Schools of Economic Thought


People divide the study of economics into different "Schools of Thought." The ideas advocated by these many schools vary from reasonable to absurd. They can all, however, contributed something to the study of economics and markets. Even examining unreasonable, yet popular ideas, can help to clarify a person's thinking.

For the record, I generally subscribe to the principles and theories advocated by the Austrian School. After studying the points of view of the most popular concepts in economics, I have found that those espoused by the prominent "Austrian" thinker have the greatest level of logical consistency.

I will address many of these concepts throughout this website, but in this section I will briefly describe the distinctions between the more popular "schools."

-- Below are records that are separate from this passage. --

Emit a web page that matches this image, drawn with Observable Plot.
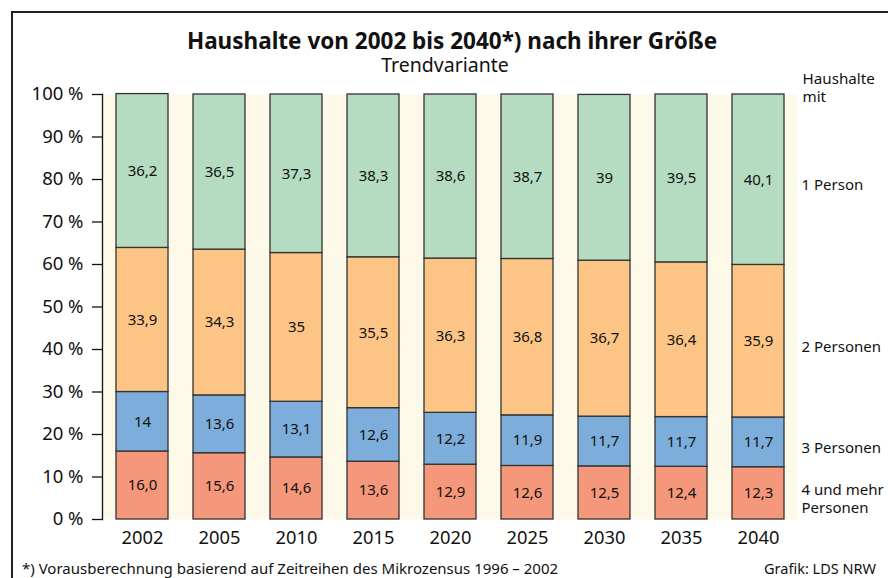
<!DOCTYPE html>
<html>
<head>
<meta charset="utf-8">
<script src="https://cdn.jsdelivr.net/npm/d3@7"></script>
<script src="https://cdn.jsdelivr.net/npm/@observablehq/plot@0.6"></script>
<style>
  html, body { margin: 0; padding: 0; background: #fff; }
  #wrap { position: relative; width: 888px; height: 578px; overflow: hidden; font-family: "Noto Sans", sans-serif; color: #111; }
  #border { position: absolute; left: 11px; top: 11px; width: 900px; height: 600px; border-left: 2px solid #222; border-top: 2px solid #222; }
  #title { position: absolute; left: 0; width: 904px; top: 30px; text-align: center; font-weight: bold; font-size: 22.5px; line-height: 1; }
  #subtitle { position: absolute; left: 0; width: 890px; top: 55px; text-align: center; font-size: 19.5px; line-height: 1; }
  #chart { position: absolute; left: 0; top: 0; }
  #foot { position: absolute; left: 22px; top: 558px; font-size: 15px; }
  #credit { position: absolute; right: 12px; top: 558px; font-size: 14.5px; }
</style>
</head>
<body>
<div id="wrap">
  <div id="border"></div>
  <div id="chart"></div>
  <div id="title">Haushalte von 2002 bis 2040*) nach ihrer Größe</div>
  <div id="subtitle">Trendvariante</div>
  <div id="foot">*) Vorausberechnung basierend auf Zeitreihen des Mikrozensus 1996 – 2002</div>
  <div id="credit">Grafik: LDS NRW</div>
</div>
<script>
const years = ["2002", "2005", "2010", "2015", "2020", "2025", "2030", "2035", "2040"];
const groups = ["4 und mehr Personen", "3 Personen", "2 Personen", "1 Person"];
const fourPlus = [16.0, 15.6, 14.6, 13.6, 12.9, 12.6, 12.5, 12.4, 12.3];
const three    = [14, 13.6, 13.1, 12.6, 12.2, 11.9, 11.7, 11.7, 11.7];
const two      = [33.9, 34.3, 35, 35.5, 36.3, 36.8, 36.7, 36.4, 35.9];
const one      = [36.2, 36.5, 37.3, 38.3, 38.6, 38.7, 39, 39.5, 40.1];
const labelsFour = ["16,0", "15,6", "14,6", "13,6", "12,9", "12,6", "12,5", "12,4", "12,3"];
const yTicks = [0, 10, 20, 30, 40, 50, 60, 70, 80, 90, 100];
const colors = ["#f4977a", "#7caddb", "#fdc585", "#b5dbc1"];
const legendLabels = ["4 und mehr\nPersonen", "3 Personen", "2 Personen", "1 Person"];

const series = [fourPlus, three, two, one];
const fmt = v => String(v).replace(".", ",");
const data = [];
groups.forEach((g, gi) => {
  years.forEach((yr, i) => {
    data.push({
      year: yr,
      group: g,
      value: series[gi][i],
      label: gi === 0 ? labelsFour[i] : fmt(series[gi][i])
    });
  });
});
const lastYear = years[years.length - 1];
const legendData = data.filter(d => d.year === lastYear).map((d, i) => ({...d, legend: legendLabels[i]}));

const chart = Plot.plot({
  width: 888,
  height: 555,
  marginTop: 94,
  marginBottom: 36,
  marginLeft: 102,
  marginRight: 91,
  style: { fontFamily: "Noto Sans, sans-serif", background: "transparent", color: "#111" },
  x: { domain: years, paddingInner: 0.33, paddingOuter: 0.13, label: null, tickSize: 0, tickPadding: 12 },
  y: { domain: [0, 100], ticks: yTicks, tickFormat: d => d + " %", label: null, tickSize: 10, tickPadding: 8 },
  color: { domain: groups, range: colors },
  marks: [
    Plot.frame({ fill: "#fdf9e9", stroke: null }),
    Plot.axisY({ ticks: yTicks, tickFormat: d => d + " %", tickSize: 10, tickPadding: 9, fontSize: 18.5, label: null, stroke: "#111", strokeWidth: 1.3 }),
    Plot.axisX({ tickSize: 0, tickPadding: 11, fontSize: 18.3, label: null }),
    Plot.frame({ anchor: "left", stroke: "#111", strokeWidth: 1.3 }),
    Plot.barY(data, Plot.stackY({ x: "year", y: "value", z: "group", fill: "group", order: groups, stroke: "#333", strokeWidth: 1.3 })),
    Plot.text(data, Plot.stackY({ x: "year", y: "value", z: "group", order: groups, text: "label", fontSize: 15, fill: "#111" })),
    Plot.text(legendData, Plot.stackY({ x: "year", y: "value", z: "group", order: groups, text: "legend", textAnchor: "start", dx: 43, dy: 5, fontSize: 15, fill: "#111", lineHeight: 1.2 })),
    Plot.text(["Haushalte\nmit"], { frameAnchor: "top-right", text: d => d, textAnchor: "start", dx: 5, dy: -7, lineAnchor: "middle", fontSize: 15.2, fill: "#111", lineHeight: 1.2 })
  ]
});
document.getElementById("chart").appendChild(chart);
</script>
</body>
</html>
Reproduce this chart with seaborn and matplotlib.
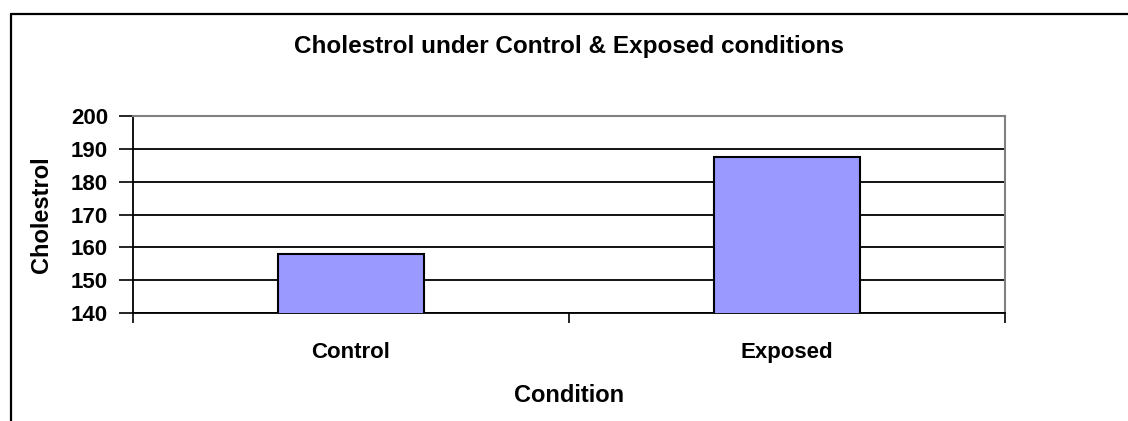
import matplotlib
matplotlib.use("Agg")
import matplotlib.pyplot as plt
import seaborn as sns
import pandas as pd
from matplotlib.lines import Line2D

conditions = ["Control", "Exposed"]
cholestrol = [158, 187.5]
y_ticks = [140, 150, 160, 170, 180, 190, 200]

df = pd.DataFrame({"Condition": conditions, "Cholestrol": cholestrol})

sns.set_style("white")
plt.rcParams["font.family"] = ["Liberation Sans", "DejaVu Sans"]
plt.rcParams["text.color"] = "black"
plt.rcParams["axes.labelcolor"] = "black"
plt.rcParams["xtick.color"] = "black"
plt.rcParams["ytick.color"] = "black"

fig = plt.figure(figsize=(11.28, 4.21), dpi=100)
ax = fig.add_axes([133 / 1128, 1 - 313 / 421, 872 / 1128, 197 / 421])

sns.barplot(data=df, x="Condition", y="Cholestrol", color="#9999FF",
            saturation=1, width=0.335, edgecolor="black", linewidth=1.5,
            ax=ax, zorder=3)

ax.set_xlim(-0.5, 1.5)
ax.set_ylim(140, 200)
ax.set_yticks(y_ticks)
ax.yaxis.grid(True, color="black", linewidth=1.3, zorder=0)
ax.set_axisbelow(True)

# x tick marks sit between categories, labels at centres
ax.set_xticks([-0.5, 0.5, 1.5], minor=True)
ax.tick_params(axis="x", which="minor", bottom=True, direction="out", length=7, width=1.2)
ax.tick_params(axis="x", which="major", bottom=True, length=0, pad=21, labelsize=16)
ax.tick_params(axis="y", left=True, direction="out", length=10, width=1.2, pad=8, labelsize=16)
for lab in ax.get_xticklabels() + ax.get_yticklabels():
    lab.set_fontweight("bold")

for s in ["left", "bottom"]:
    ax.spines[s].set_color("black")
    ax.spines[s].set_linewidth(1.3)
for s in ["top", "right"]:
    ax.spines[s].set_color("#808080")
    ax.spines[s].set_linewidth(1.5)

ax.set_xlabel("Condition", fontsize=17, fontweight="bold")
ax.set_ylabel("Cholestrol", fontsize=17, fontweight="bold")
ax.xaxis.set_label_coords(0.5, -0.36)
ax.yaxis.set_label_coords(-0.092, 0.5)
ax.set_title("Cholestrol under Control & Exposed conditions", fontsize=17.5,
             fontweight="bold", y=1.28)

# outer chart frame (left and top edges visible)
fig.add_artist(Line2D([11 / 1128, 11 / 1128], [0, 1 - 14 / 421], color="black",
                      linewidth=1.6, transform=fig.transFigure))
fig.add_artist(Line2D([11 / 1128, 1], [1 - 14 / 421, 1 - 14 / 421], color="black",
                      linewidth=1.6, transform=fig.transFigure))

fig.savefig("out.png", dpi=100)
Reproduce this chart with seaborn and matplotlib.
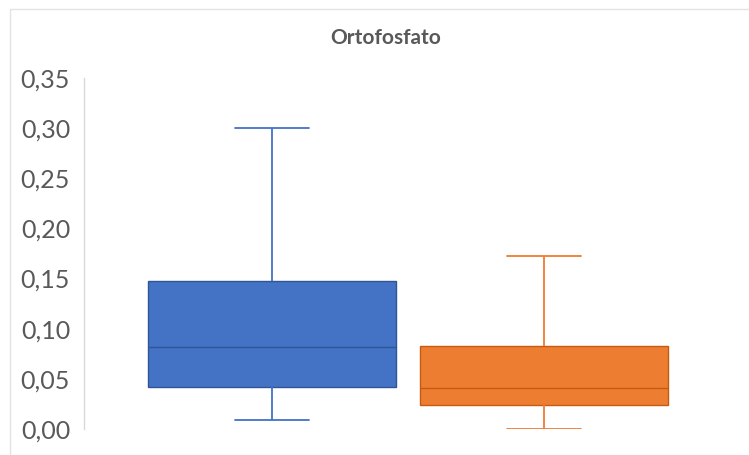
import matplotlib
matplotlib.use("Agg")
import matplotlib.pyplot as plt
import seaborn as sns
import pandas as pd
from matplotlib.ticker import FuncFormatter, MultipleLocator
from matplotlib.patches import Rectangle

# Data (five-number summaries: min, Q1, median, Q3, max)
grupos = ["Grupo 1", "Grupo 2"]
grupo1_valores = [0.009, 0.042, 0.082, 0.148, 0.300]
grupo2_valores = [0.000, 0.024, 0.041, 0.083, 0.173]
titulo = "Ortofosfato"

fill_colors = ["#4472C4", "#ED7D31"]
edge_colors = ["#2F5597", "#C55A11"]
whisker_colors = ["#4472C4", "#ED7D31"]

df = pd.DataFrame({
    "grupo": [grupos[0]] * len(grupo1_valores) + [grupos[1]] * len(grupo2_valores),
    "valor": grupo1_valores + grupo2_valores,
})

sns.set_theme(style="white")
plt.rcParams["font.family"] = ["Lato", "DejaVu Sans"]

fig = plt.figure(figsize=(7.49, 4.55), dpi=100)
ax = fig.add_axes([84 / 749, (455 - 429) / 455, (732 - 84) / 749, (429 - 78) / 455])

sns.boxplot(data=df, x="grupo", y="valor", hue="grupo", palette=fill_colors,
            saturation=1, whis=(0, 100), width=0.91, linewidth=1.2, dodge=False,
            legend=False, ax=ax, showfliers=False)

for cont, ec, wc in zip(ax.containers, edge_colors, whisker_colors):
    for b in cont.boxes:
        b.set_facecolor(fill_colors[edge_colors.index(ec)])
        b.set_edgecolor(ec)
        b.set_linewidth(1.0)
    for m in cont.medians:
        m.set_color(ec)
        m.set_linewidth(1.0)
    for w in cont.whiskers:
        w.set_color(wc)
        w.set_linewidth(1.3)
    for c in cont.caps:
        c.set_color(wc)
        c.set_linewidth(1.3)
        xd = c.get_xdata()
        cx = (xd[0] + xd[1]) / 2
        c.set_xdata([cx - 0.135, cx + 0.135])

ax.set_ylim(0, 0.35)
ax.set_xlim(-0.69, 1.69)
ax.yaxis.set_major_locator(MultipleLocator(0.05))
ax.yaxis.set_major_formatter(FuncFormatter(lambda v, p: f"{v:.2f}".replace(".", ",")))
ax.tick_params(axis="y", labelsize=18, labelcolor="#595959", length=0, pad=10)
ax.set_xticks([])
ax.set_xlabel("")
ax.set_ylabel("")
for s in ["top", "right", "bottom"]:
    ax.spines[s].set_visible(False)
ax.spines["left"].set_color("#D9D9D9")
ax.spines["left"].set_linewidth(1.0)

fig.text(386 / 749, 1 - 38 / 455, titulo, ha="center", va="center",
         fontsize=15, fontweight="bold", color="#595959")

fig.patches.append(Rectangle((10 / 749, -0.05), 1.2, (455 - 9) / 455 + 0.05,
                             transform=fig.transFigure, fill=False,
                             edgecolor="#E3E3E3", linewidth=1.0, zorder=-1))

fig.savefig("out.png", dpi=100)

The Austrian School of Economics

The Austrian School of Economics espouses principles and theories of economics based upon deduction from the nature of human action, especially stressing the subjective nature of value.

The Austrian School of Economics consist of a group of economists who developed the modern subjective theory of value and applied it to the various problems of economics. Its founders and early leaders Carl Menger (1840-1921), Friedrich von Wieser (1851-1926), and Eugen von Böhm-Bawerk (1851-1914), as well as Ludwig von Mises (1881-1973) and Friedrich A. Hayek (1899- )were all Austrian born. American Murray N. Rothbard also contributed to this body of work.

The principles and theories of the Austrian School of Economics provide the foundation for the economic assumptions advocated on The Free Market Center.

Characteristics of the Austrian School
These eight characteristics markedly distinguish the Austrian School from other popular schools.
Austrian Methodology
The Austrian Methodology refers to the precise thought processes used in analyzing economic activity. The Austrian School of Economics sets itself apart by not only describing principles and theories but also by opening its methodology. Austrian Economic theories consists of a type of economics, espoused by the Austrian School of Economics, based upon deduction from the nature of human action, especially stressing the subjective nature of value.


Many people refer to the first modern school of economic thought as Classical Economics. Although Jean-Baptiste Say, David Ricardo, Thomas Malthus and John Stuart Mill made major contributions to classical economic thought, most scholars consider the publication of Adam Smith's The Wealth of Nations in 1776 as the beginning of classical economics—a term said to have been coined by Karl Marx.

Value theory represents the primary distinction between the Classical and Austrian Schools of Economics. Classical economists tend to see value as derived at least in part from the intrinsic characteristics of goods. Austrians see individual preferences as the final determinant of value.

Monetary economics analyzes money in terms of the functions of a medium of exchange, a store of value, and a unit of account. It sees money as closely tied to macroeconomic activity. Although closely related to classical economics, monetary economics places a broader significance on the role of money.

Monetarists frequently advocate the use of fiat money as a public good, which the state maintains a responsibility for managing. Austrians agree with the importance of money, yet believe that, as a medium of indirect exchange, the market should control its quantity and value (or market price).

Keynesian economics gets its name from the 20th-century English economist John Maynard Keynes.

Based on their premise that private sector decisions lead to inefficient macroeconomic outcomes, Keynesian economists advocate for the intervention of the public (or state) sector through fiscal and monetary actions. They believe that state intervention will lead to more stability in markets and ultimately a more efficient allocation of resources.

Austrian economists see the implementation of Keynesian hypotheses as a primary cause of destructive market cycles and damaging misallocation of resources.